● **WHAT THE EXERCISE ASKS**
Write out the listing below again, precisely as it is given.

+++ DATA TO PROCESS

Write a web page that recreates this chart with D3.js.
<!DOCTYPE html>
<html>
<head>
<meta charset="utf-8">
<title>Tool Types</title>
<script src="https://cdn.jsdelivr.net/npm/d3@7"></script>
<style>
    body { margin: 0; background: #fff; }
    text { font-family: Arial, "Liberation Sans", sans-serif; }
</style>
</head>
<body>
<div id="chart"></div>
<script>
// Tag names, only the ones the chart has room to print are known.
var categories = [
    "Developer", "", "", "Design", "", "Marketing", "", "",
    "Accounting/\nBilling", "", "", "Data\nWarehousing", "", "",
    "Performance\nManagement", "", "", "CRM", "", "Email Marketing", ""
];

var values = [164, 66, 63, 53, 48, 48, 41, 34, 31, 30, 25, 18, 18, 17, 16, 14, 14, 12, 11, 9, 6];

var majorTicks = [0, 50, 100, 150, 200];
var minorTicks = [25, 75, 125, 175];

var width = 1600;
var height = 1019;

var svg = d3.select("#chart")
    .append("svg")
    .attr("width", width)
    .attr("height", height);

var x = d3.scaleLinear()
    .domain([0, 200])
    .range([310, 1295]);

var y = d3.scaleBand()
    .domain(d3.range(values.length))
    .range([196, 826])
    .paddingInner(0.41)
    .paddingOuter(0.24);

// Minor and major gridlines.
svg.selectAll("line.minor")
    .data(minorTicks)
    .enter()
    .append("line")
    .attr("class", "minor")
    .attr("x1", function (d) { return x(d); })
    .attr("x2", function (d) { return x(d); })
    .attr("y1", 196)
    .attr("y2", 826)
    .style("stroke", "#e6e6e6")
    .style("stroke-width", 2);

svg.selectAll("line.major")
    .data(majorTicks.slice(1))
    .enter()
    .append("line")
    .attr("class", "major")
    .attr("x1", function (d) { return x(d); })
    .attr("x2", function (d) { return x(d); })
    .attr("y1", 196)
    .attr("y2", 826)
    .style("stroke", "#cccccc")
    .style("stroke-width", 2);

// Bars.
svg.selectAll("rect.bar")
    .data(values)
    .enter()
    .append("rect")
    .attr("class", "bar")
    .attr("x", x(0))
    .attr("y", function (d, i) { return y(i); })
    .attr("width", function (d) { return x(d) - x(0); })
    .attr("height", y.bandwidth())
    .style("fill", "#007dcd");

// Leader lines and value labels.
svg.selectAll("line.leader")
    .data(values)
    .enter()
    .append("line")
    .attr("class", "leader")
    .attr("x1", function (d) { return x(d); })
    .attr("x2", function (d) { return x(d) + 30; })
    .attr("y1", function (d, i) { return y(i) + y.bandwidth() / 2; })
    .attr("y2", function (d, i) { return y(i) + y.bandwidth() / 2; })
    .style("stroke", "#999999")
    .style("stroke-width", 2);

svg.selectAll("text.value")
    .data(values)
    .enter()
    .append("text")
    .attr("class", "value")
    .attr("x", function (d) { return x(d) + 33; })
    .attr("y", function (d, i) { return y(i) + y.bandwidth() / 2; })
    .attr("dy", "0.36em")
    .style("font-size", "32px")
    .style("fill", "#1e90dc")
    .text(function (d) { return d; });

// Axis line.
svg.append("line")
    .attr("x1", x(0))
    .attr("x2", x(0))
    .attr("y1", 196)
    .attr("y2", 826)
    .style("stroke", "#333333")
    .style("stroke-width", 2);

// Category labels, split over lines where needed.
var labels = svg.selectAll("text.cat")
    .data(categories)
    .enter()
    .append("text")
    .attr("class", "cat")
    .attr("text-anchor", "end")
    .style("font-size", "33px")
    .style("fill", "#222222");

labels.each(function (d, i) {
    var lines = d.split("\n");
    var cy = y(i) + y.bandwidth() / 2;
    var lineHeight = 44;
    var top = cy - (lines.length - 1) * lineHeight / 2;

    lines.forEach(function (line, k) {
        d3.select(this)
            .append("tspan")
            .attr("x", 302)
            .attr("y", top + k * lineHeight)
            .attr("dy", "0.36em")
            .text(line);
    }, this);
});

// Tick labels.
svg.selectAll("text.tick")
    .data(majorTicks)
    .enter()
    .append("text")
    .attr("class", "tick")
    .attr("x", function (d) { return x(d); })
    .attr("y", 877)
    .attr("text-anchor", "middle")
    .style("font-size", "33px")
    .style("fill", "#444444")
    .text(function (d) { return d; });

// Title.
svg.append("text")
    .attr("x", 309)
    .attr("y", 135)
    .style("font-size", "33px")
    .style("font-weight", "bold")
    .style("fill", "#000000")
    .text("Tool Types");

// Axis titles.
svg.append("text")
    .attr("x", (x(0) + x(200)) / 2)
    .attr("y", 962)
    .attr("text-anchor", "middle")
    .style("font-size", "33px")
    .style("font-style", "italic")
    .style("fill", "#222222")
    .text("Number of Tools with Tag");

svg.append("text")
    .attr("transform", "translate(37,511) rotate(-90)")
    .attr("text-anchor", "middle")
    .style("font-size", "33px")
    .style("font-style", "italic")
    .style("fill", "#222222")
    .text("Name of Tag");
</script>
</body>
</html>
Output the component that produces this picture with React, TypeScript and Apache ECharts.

++++++

● **SOLUTION FOR THIS EXERCISE**
Write a web page that recreates this chart with D3.js.
<!DOCTYPE html>
<html>
<head>
<meta charset="utf-8">
<title>Tool Types</title>
<script src="https://cdn.jsdelivr.net/npm/d3@7"></script>
<style>
    body { margin: 0; background: #fff; }
    text { font-family: Arial, "Liberation Sans", sans-serif; }
</style>
</head>
<body>
<div id="chart"></div>
<script>
// Tag names, only the ones the chart has room to print are known.
var categories = [
    "Developer", "", "", "Design", "", "Marketing", "", "",
    "Accounting/\nBilling", "", "", "Data\nWarehousing", "", "",
    "Performance\nManagement", "", "", "CRM", "", "Email Marketing", ""
];

var values = [164, 66, 63, 53, 48, 48, 41, 34, 31, 30, 25, 18, 18, 17, 16, 14, 14, 12, 11, 9, 6];

var majorTicks = [0, 50, 100, 150, 200];
var minorTicks = [25, 75, 125, 175];

var width = 1600;
var height = 1019;

var svg = d3.select("#chart")
    .append("svg")
    .attr("width", width)
    .attr("height", height);

var x = d3.scaleLinear()
    .domain([0, 200])
    .range([310, 1295]);

var y = d3.scaleBand()
    .domain(d3.range(values.length))
    .range([196, 826])
    .paddingInner(0.41)
    .paddingOuter(0.24);

// Minor and major gridlines.
svg.selectAll("line.minor")
    .data(minorTicks)
    .enter()
    .append("line")
    .attr("class", "minor")
    .attr("x1", function (d) { return x(d); })
    .attr("x2", function (d) { return x(d); })
    .attr("y1", 196)
    .attr("y2", 826)
    .style("stroke", "#e6e6e6")
    .style("stroke-width", 2);

svg.selectAll("line.major")
    .data(majorTicks.slice(1))
    .enter()
    .append("line")
    .attr("class", "major")
    .attr("x1", function (d) { return x(d); })
    .attr("x2", function (d) { return x(d); })
    .attr("y1", 196)
    .attr("y2", 826)
    .style("stroke", "#cccccc")
    .style("stroke-width", 2);

// Bars.
svg.selectAll("rect.bar")
    .data(values)
    .enter()
    .append("rect")
    .attr("class", "bar")
    .attr("x", x(0))
    .attr("y", function (d, i) { return y(i); })
    .attr("width", function (d) { return x(d) - x(0); })
    .attr("height", y.bandwidth())
    .style("fill", "#007dcd");

// Leader lines and value labels.
svg.selectAll("line.leader")
    .data(values)
    .enter()
    .append("line")
    .attr("class", "leader")
    .attr("x1", function (d) { return x(d); })
    .attr("x2", function (d) { return x(d) + 30; })
    .attr("y1", function (d, i) { return y(i) + y.bandwidth() / 2; })
    .attr("y2", function (d, i) { return y(i) + y.bandwidth() / 2; })
    .style("stroke", "#999999")
    .style("stroke-width", 2);

svg.selectAll("text.value")
    .data(values)
    .enter()
    .append("text")
    .attr("class", "value")
    .attr("x", function (d) { return x(d) + 33; })
    .attr("y", function (d, i) { return y(i) + y.bandwidth() / 2; })
    .attr("dy", "0.36em")
    .style("font-size", "32px")
    .style("fill", "#1e90dc")
    .text(function (d) { return d; });

// Axis line.
svg.append("line")
    .attr("x1", x(0))
    .attr("x2", x(0))
    .attr("y1", 196)
    .attr("y2", 826)
    .style("stroke", "#333333")
    .style("stroke-width", 2);

// Category labels, split over lines where needed.
var labels = svg.selectAll("text.cat")
    .data(categories)
    .enter()
    .append("text")
    .attr("class", "cat")
    .attr("text-anchor", "end")
    .style("font-size", "33px")
    .style("fill", "#222222");

labels.each(function (d, i) {
    var lines = d.split("\n");
    var cy = y(i) + y.bandwidth() / 2;
    var lineHeight = 44;
    var top = cy - (lines.length - 1) * lineHeight / 2;

    lines.forEach(function (line, k) {
        d3.select(this)
            .append("tspan")
            .attr("x", 302)
            .attr("y", top + k * lineHeight)
            .attr("dy", "0.36em")
            .text(line);
    }, this);
});

// Tick labels.
svg.selectAll("text.tick")
    .data(majorTicks)
    .enter()
    .append("text")
    .attr("class", "tick")
    .attr("x", function (d) { return x(d); })
    .attr("y", 877)
    .attr("text-anchor", "middle")
    .style("font-size", "33px")
    .style("fill", "#444444")
    .text(function (d) { return d; });

// Title.
svg.append("text")
    .attr("x", 309)
    .attr("y", 135)
    .style("font-size", "33px")
    .style("font-weight", "bold")
    .style("fill", "#000000")
    .text("Tool Types");

// Axis titles.
svg.append("text")
    .attr("x", (x(0) + x(200)) / 2)
    .attr("y", 962)
    .attr("text-anchor", "middle")
    .style("font-size", "33px")
    .style("font-style", "italic")
    .style("fill", "#222222")
    .text("Number of Tools with Tag");

svg.append("text")
    .attr("transform", "translate(37,511) rotate(-90)")
    .attr("text-anchor", "middle")
    .style("font-size", "33px")
    .style("font-style", "italic")
    .style("fill", "#222222")
    .text("Name of Tag");
</script>
</body>
</html>
Output the component that produces this picture with React, TypeScript and Apache ECharts.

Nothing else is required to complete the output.